** SET PROBLEM **
Only the lines from the start of the data to the line containing "(0,0) rectangle (1080,456);", both included, should be output, exactly and without pictures.
== DATA ==
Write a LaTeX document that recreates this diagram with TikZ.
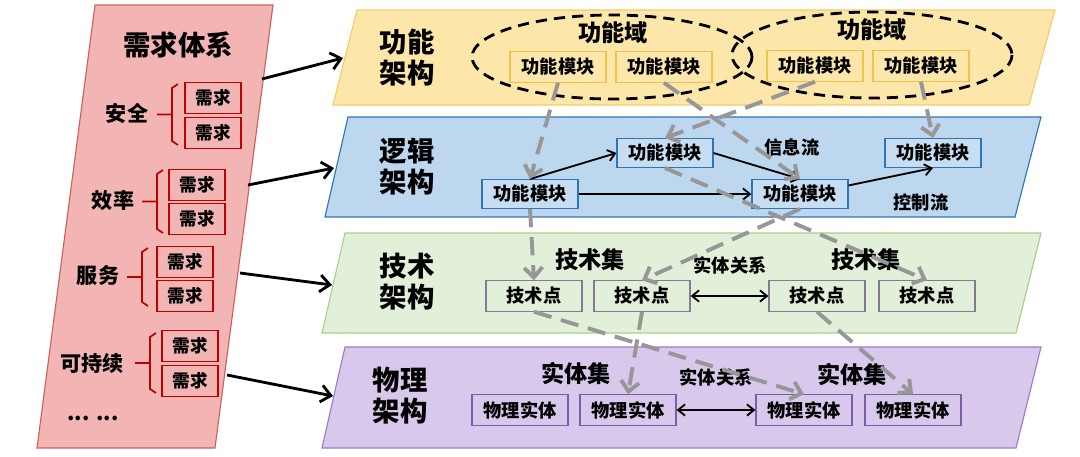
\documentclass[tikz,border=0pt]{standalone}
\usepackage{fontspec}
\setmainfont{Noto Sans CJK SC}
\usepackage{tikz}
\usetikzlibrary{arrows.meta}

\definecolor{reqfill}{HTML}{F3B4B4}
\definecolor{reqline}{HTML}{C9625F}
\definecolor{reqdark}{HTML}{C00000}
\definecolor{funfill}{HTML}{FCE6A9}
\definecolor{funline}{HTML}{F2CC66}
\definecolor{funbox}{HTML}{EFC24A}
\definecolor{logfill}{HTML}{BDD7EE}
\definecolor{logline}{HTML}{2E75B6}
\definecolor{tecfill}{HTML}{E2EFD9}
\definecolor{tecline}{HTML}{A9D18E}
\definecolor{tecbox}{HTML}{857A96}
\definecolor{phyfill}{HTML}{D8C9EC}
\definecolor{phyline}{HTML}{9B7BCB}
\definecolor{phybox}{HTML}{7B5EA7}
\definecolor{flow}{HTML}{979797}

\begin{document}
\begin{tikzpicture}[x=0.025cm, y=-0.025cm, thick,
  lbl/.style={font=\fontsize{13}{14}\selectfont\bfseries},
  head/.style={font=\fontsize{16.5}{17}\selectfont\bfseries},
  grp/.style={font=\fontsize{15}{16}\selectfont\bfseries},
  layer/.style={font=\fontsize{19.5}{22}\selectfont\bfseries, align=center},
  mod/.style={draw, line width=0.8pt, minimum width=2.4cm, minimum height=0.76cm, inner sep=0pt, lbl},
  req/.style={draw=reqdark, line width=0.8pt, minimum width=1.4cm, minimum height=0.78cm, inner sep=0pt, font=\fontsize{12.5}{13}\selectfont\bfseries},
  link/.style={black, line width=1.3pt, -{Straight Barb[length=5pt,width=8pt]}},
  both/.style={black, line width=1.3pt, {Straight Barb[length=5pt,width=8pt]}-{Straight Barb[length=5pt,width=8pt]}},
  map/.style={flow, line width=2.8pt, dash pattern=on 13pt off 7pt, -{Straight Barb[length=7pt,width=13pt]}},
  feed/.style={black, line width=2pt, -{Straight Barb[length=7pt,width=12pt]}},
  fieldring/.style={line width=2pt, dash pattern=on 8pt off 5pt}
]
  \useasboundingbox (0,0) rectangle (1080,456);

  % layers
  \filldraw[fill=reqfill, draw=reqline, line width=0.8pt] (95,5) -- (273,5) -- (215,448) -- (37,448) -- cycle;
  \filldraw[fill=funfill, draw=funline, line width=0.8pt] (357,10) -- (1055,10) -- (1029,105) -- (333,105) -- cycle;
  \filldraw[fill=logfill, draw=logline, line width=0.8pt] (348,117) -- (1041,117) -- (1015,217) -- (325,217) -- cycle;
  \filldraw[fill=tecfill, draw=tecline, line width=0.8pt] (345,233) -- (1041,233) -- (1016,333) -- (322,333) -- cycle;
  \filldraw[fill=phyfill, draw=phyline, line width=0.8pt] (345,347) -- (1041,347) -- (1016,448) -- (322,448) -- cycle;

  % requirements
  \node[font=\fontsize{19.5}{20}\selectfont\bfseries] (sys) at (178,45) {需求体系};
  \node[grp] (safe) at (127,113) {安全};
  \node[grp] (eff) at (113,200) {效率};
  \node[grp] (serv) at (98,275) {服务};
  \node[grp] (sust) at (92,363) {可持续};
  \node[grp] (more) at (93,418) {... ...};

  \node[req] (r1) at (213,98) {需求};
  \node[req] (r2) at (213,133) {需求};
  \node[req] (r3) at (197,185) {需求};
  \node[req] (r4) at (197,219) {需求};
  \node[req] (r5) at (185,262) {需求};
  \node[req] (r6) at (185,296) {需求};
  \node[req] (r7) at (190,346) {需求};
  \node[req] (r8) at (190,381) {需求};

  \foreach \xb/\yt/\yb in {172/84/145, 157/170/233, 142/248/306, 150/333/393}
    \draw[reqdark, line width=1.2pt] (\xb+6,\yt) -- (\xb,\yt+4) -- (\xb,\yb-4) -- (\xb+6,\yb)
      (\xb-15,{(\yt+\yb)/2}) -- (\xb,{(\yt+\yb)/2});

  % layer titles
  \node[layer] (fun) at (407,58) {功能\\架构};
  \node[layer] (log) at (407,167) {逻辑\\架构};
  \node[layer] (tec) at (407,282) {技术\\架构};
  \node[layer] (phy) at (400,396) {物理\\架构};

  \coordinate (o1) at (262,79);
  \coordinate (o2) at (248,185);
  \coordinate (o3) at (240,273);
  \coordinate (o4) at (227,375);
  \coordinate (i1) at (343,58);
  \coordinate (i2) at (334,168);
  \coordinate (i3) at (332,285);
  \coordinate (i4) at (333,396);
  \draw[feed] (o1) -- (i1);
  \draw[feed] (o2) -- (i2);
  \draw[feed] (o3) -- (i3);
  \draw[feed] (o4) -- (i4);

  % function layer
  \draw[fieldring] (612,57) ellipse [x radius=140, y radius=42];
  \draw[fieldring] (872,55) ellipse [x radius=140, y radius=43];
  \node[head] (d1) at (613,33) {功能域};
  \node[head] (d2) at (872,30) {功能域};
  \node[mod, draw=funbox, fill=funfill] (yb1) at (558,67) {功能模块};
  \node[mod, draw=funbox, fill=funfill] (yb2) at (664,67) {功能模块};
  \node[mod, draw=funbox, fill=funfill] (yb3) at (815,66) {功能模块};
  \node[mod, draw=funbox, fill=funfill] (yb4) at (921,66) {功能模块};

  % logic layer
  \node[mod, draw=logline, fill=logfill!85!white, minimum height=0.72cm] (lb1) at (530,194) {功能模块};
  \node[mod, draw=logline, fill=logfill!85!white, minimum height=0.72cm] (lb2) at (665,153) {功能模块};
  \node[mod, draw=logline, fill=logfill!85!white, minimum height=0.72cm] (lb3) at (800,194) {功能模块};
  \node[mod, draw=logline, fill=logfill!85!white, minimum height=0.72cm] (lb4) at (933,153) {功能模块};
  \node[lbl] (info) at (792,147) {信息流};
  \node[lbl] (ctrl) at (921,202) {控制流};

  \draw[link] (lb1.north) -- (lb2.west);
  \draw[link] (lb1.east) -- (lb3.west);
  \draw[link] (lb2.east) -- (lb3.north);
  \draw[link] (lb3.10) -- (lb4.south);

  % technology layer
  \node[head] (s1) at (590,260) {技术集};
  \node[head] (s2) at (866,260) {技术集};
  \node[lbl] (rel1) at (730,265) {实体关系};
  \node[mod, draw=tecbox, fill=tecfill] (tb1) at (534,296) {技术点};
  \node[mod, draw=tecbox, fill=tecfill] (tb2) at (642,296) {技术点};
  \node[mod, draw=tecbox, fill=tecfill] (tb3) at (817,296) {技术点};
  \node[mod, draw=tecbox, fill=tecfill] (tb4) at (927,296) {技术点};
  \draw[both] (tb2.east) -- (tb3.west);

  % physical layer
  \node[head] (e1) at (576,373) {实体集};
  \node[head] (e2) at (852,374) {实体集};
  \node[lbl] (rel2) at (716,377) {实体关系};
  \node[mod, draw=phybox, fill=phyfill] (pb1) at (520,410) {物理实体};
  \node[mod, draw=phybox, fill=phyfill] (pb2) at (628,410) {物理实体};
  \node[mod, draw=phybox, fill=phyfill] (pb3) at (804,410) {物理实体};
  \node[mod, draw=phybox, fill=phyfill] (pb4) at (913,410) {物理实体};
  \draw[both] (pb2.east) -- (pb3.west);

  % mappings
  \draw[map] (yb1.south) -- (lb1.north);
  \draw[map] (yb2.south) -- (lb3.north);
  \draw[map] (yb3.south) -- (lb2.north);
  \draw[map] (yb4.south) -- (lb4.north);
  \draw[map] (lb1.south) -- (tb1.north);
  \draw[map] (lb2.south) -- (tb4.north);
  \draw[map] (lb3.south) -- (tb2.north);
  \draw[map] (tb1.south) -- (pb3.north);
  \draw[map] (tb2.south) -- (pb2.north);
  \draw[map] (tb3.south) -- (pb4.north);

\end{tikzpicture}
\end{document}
===
** IN RESPONSE **
Write a LaTeX document that recreates this diagram with TikZ.
\documentclass[tikz,border=0pt]{standalone}
\usepackage{fontspec}
\setmainfont{Noto Sans CJK SC}
\usepackage{tikz}
\usetikzlibrary{arrows.meta}

\definecolor{reqfill}{HTML}{F3B4B4}
\definecolor{reqline}{HTML}{C9625F}
\definecolor{reqdark}{HTML}{C00000}
\definecolor{funfill}{HTML}{FCE6A9}
\definecolor{funline}{HTML}{F2CC66}
\definecolor{funbox}{HTML}{EFC24A}
\definecolor{logfill}{HTML}{BDD7EE}
\definecolor{logline}{HTML}{2E75B6}
\definecolor{tecfill}{HTML}{E2EFD9}
\definecolor{tecline}{HTML}{A9D18E}
\definecolor{tecbox}{HTML}{857A96}
\definecolor{phyfill}{HTML}{D8C9EC}
\definecolor{phyline}{HTML}{9B7BCB}
\definecolor{phybox}{HTML}{7B5EA7}
\definecolor{flow}{HTML}{979797}

\begin{document}
\begin{tikzpicture}[x=0.025cm, y=-0.025cm, thick,
  lbl/.style={font=\fontsize{13}{14}\selectfont\bfseries},
  head/.style={font=\fontsize{16.5}{17}\selectfont\bfseries},
  grp/.style={font=\fontsize{15}{16}\selectfont\bfseries},
  layer/.style={font=\fontsize{19.5}{22}\selectfont\bfseries, align=center},
  mod/.style={draw, line width=0.8pt, minimum width=2.4cm, minimum height=0.76cm, inner sep=0pt, lbl},
  req/.style={draw=reqdark, line width=0.8pt, minimum width=1.4cm, minimum height=0.78cm, inner sep=0pt, font=\fontsize{12.5}{13}\selectfont\bfseries},
  link/.style={black, line width=1.3pt, -{Straight Barb[length=5pt,width=8pt]}},
  both/.style={black, line width=1.3pt, {Straight Barb[length=5pt,width=8pt]}-{Straight Barb[length=5pt,width=8pt]}},
  map/.style={flow, line width=2.8pt, dash pattern=on 13pt off 7pt, -{Straight Barb[length=7pt,width=13pt]}},
  feed/.style={black, line width=2pt, -{Straight Barb[length=7pt,width=12pt]}},
  fieldring/.style={line width=2pt, dash pattern=on 8pt off 5pt}
]
  \useasboundingbox (0,0) rectangle (1080,456);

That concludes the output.